I doubt his idea is that super-brilliant. The fact that he went this far without a technical co-founder shows that he doesn't really value that aspect of the business. You'd be better off saving/investing the extra $75k salary, and then self-angel-investing in your own startup later, where you could be a TRUE co-founder.
Also, as the above people said, a co-founder does not normally draw a salary at the beginning. They are expected to work for equity only, which seems like an idiot move for someone who could get $100k+ CASH as an employee. To give up that much salary, you'd need to be getting half of the equity or even be a controlling shareholder.
So, keep the job that pays $175k, save up the difference, and invest in your own startup someday where you could be a TRUE co-founder.
If your focus is JUST (and only) the tech its not a founder position - its senior executive. Founders are expected to do much more for the company than a senior executive. Founders help in crafting the overall strategy and are expected to do whatever is required by the company (over and above your primary responsibility, which is in tech in your case).
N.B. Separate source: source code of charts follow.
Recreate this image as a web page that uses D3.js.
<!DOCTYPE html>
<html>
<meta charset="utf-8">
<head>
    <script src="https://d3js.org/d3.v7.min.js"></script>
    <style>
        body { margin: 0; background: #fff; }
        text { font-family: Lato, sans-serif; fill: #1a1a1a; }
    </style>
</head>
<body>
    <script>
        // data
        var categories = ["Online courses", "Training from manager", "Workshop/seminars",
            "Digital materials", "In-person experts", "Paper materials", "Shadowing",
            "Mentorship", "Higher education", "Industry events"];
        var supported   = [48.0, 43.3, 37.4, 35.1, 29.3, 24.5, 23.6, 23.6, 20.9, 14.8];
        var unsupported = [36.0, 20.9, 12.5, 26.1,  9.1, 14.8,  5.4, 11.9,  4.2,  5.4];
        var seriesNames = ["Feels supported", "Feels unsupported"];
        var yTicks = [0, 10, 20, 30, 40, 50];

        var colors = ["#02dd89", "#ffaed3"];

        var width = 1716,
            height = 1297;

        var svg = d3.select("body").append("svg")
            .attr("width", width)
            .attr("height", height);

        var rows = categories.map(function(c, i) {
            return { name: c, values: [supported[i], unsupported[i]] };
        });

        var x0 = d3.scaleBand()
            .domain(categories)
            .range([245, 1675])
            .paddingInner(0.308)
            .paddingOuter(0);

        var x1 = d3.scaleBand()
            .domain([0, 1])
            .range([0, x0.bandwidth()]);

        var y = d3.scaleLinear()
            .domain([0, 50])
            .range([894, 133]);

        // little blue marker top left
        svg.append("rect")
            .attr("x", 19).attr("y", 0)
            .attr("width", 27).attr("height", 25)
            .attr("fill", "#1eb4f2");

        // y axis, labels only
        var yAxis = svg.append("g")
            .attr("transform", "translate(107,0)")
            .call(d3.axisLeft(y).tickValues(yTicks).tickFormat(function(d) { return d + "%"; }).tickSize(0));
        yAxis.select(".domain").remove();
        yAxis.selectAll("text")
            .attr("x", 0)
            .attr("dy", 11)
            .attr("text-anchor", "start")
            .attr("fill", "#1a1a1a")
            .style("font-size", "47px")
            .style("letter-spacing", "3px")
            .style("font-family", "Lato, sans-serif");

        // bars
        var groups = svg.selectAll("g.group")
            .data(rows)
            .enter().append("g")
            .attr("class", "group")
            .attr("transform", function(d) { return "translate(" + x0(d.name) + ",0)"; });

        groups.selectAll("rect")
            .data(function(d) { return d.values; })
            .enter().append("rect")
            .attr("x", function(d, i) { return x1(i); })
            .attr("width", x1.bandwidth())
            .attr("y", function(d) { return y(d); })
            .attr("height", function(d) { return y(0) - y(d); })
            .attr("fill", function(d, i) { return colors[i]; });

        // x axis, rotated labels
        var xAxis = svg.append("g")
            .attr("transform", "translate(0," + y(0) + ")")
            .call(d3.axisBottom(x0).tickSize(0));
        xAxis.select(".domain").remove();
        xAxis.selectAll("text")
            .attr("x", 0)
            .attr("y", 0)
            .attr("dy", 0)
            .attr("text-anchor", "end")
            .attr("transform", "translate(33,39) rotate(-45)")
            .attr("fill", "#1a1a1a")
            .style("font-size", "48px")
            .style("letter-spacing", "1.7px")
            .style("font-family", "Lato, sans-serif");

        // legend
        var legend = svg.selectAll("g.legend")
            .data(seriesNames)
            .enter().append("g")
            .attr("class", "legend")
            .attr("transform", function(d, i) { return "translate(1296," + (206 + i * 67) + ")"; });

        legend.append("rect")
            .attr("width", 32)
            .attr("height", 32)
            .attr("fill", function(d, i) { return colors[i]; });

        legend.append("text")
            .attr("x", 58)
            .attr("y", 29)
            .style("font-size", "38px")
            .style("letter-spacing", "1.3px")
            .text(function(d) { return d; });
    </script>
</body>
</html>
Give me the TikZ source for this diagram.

The risk is mostly defined by how stable the company is - is it funded already? how many employees did the company have at the time of joining? what kind of traction has already been gained over the past year? how uncertain is the future of the company in terms of its direction? The length of existence of the company is not much of a factor if there hasn't been any traction in that time period.
In the end it all boils down to what you and the CEO count as fair. A starting point would be to look at the equity portion in the startup school video here - http://startupclass.samaltman.com/courses/lec18/
Hope it helps in some small way.
It's just the two of us. Thanks so much for the link. It really does point me in the right direction.
If the CEO is suggesting vesting for this equity position ask for highly accelerated vesting schedule
Negotiate for protection against dilution if additional rounds of investment are needed. In the end, 8% undiluted might be better than 15% post dilution.
Another strategy that occurred to me is to take the CEO's offer and discipline yourself to take the $25K difference in cash and invest it in small cap stocks. Obviously it won't actually be $25K after taxes but you get the idea. This strategy enables you to diversify your risks. Of course if this start-up is the big hit you are hoping for the return from small cap stocks will pale in comparison to the returns from start-up equity.
Finally, you could ask for something in the middle - how about 10% / 115K
If it is more about the respect and co-founder status than the money itself ... ask yourself what other things communicate co-founder to you?
EDIT to add: Your framing and many of the other answers are mostly in terms of you and what you're "worth". I think you really have to reframe this in terms of what you are worth to the "company" aka the founder.